Here's what happened: Brittany made a Moroccan stew, which called for some cinnamon. We already use cinnamon sugar, but have been buying it pre-mixed. So I bought some cinnamon and used a pinch in her stew.

So I tried to find a recipe that could use up some cinnamon. It just so happened that I've got a roasted chicken on hand, so this seemed perfect.

I had to make some adaptations because the recipe is for raw chicken and I didn't have any honey or currants (or even raisins or craisins). So I sort of winged it. Here's how I did it.

I started with some chopped onion and olive oil in a skillet over medium, and added some chopped almonds. I let that sweat for a couple minutes and then added some finely chopped garlic cloves and some breast pieces from my roasted chicken, straight out of the bag. I let that cook with just some salt and pepper until it was heated throughout and browned a little.

Then I hit the whole pan with a generous coating of cinnamon and cumin. I flipped the chicken pieces and seasoned it some more.

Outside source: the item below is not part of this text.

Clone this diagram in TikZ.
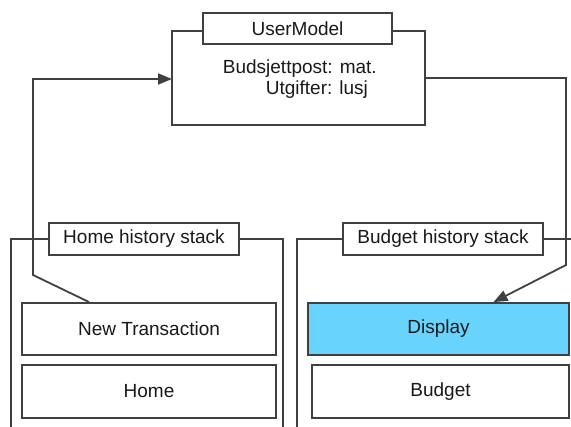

I was ready to add some salsa, as it needed some sort of sauce, but then didn't think that my green tequila-lime salsa would match the intended moroccan flavor. Instead, I audibled to my Cuban-style Mojo Citrus sauce that had the right chili flavor I was looking for. I placed my chicken pieces on some garlic & olive oil couscous that was leftover from Brittany's dinner the night before. And then scraped all the little bits of chicken, almond and onion on top.

Click for HD!

I almost didn't take a picture, but I'm glad I did. It's one of my favorite meals I've ever made and I plan on making it again. The cinnamon/cumin combination is fantastic, but the best part was the chopped almonds. It added an amazing texture contrast, in addition to taking on all the flavors of the dish. I even wish I had more couscous as it added a nice layer.

Next time I wouldn't change a thing as far the sauce I used or adding honey. But I think some craisins would add a little fruit flavor that would be a nice addition.

Thanks to having the chicken pre-cooked and ready to go, the prep-time for this dish is the time to chop some almonds and onion. And it cooks in about ten minutes. Making the couscous from the box mix, takes about that same time too. And it's healthy. Good times.